Are you making sure that you're doing a sample rate, but send over all errors? A...

grogenaut · on Aug 28, 2023

Careful, we've had systems go down under increased load just emitting errors if they didn't emit much in non error state

_boffin_ · on Aug 28, 2023

Can you go into more detail about your comment, please.

cwp · on Aug 28, 2023

Not the GP, but:

Imagine you're sampling successful traces at, say, 1%, but sending all error traces. If your error rate is low, maybe also 1%, your trace volume will be about 2% of your overall request volume.

Then you push an update that introduces a bug and now all requests fail with an error, and all those traces get sampled. Your trace volume just increased 50x, and your infrastructure may not be prepared for that.

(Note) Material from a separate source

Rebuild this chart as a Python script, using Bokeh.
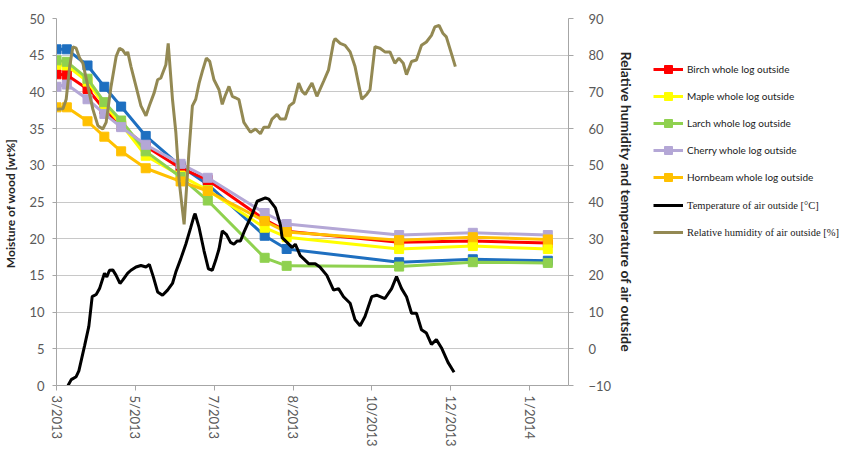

grogenaut · on Aug 29, 2023

Sorry been busy running around all day. Basically what's happened for us on some very high transaction per second services is that we only log errors. Or Trace errors. And the service basically never has errors. So imagine a service that is getting 800,000 to 3 million request a second. And this is happily going along basically not logging or tracing anything. Then all the sudden a circuit opens on redis and for every single one of those requests that was meant to use that open circuit to redis you log or trace an error. You went from a system that is doing basically no logging or tracing to one that is logging or tracing at 800,000 to 3 million times a second. What actually happens is you open the circuit on redis because red is a little bit slow or you're a little bit slow calling redis and now you're logging or tracing 100,000 times a second instead of zero and that bit of logging makes the rest of the requests slow down and now you're actually within a few seconds logging or tracing 3 million requests a second. You have now toppled your tracing system your logging system and the service that's doing the work. Death spiral ensues. Now the systems that are calling this system starts slowing down and start tracing or logging more because they're also only tracing or logging mainly on error. Or sadly you have a better code that assumes that the tracing are logging system is up always and that starts failing causing errors and you get into doing extra special death loop that can only be recovered from by only attempting to log or error during an outage like this and you must push to fix. All the scenarios have happened to me in production.

In general you don't want your system to do more work in a bad state. In fact as the AWS well architected guide say when you're overloaded or you're in a heavy air State you should be doing as little work as possible. So that you can recover

Topgamer7 · on Aug 28, 2023

We've seen problems with memory usage on failure too. Python implementation sends data to the collector in a separate thread from the http server operations. But if these start failing, its configured for exponential backoff, so it can hold onto a lot of memory, and start causing issues with container memory limits.

grogenaut · on Aug 29, 2023

I've configured our systems to start dropping data at this point and emit an alarm metric that logging/metrics are overloaded

Longwelwind · on Aug 28, 2023

I think what they means is that if you provisioned your system to receive spans for 5% of non-error requests and a few error requests, if for some random act of god, all the requests yield an error, your span collector will suddenyl receive spans for all requests.

fastest963 · on Aug 28, 2023

How do you send all errors? The way tracing works, as I understand it, is that each microservice gets a trace header which indicates if it should sample and each microservice itself records traces. If microservice A calls microservice B and B returns successfully but then A ends up erroring, how can you retroactively tell B to record the trace that it already finished making and threw away? Or do you just accept incomplete traces when there are errors?

sigwinch28 · on Aug 28, 2023

You can do head-based sampling and tail-based sampling.

With head sampling, the first service in the request chain can make the decision about whether to trace, which can reduce tracing overhead on services further down.

With tail-based sampling, the tracing backend can make a determination about whether to persist the trace after the trace has been collected. This has tracing overheads, but allows you to make decisions like “always keep errors”.

phamilton · on Aug 28, 2023

https://opentelemetry.io/docs/concepts/sampling/ describes it as Head/Tail sampling, but in practice with vendors I see it as Ingestion sampling and Index sampling. We send all our spans to be ingested, but have a sample rate on indexing. That allows us to override the sampling at index and force errors and other high value spans to always be indexed.

fastest963 · on Aug 28, 2023

Maybe the Go client doesn't support that? https://opentelemetry.io/docs/instrumentation/go/sampling/

phillipcarter · on Aug 28, 2023

It does, but the docs aren't clear on that yet. TraceIdRatioBased is the "take X% of traces" sampler that all SDKs support today.

CSDude · on Aug 28, 2023

Normally yes, but we do a lot of data collection and identifying what's an error is usually hard because of partial errors. We also care about performance, per tenant and per resource with lots of dimensionality and sampling reduces that information for us.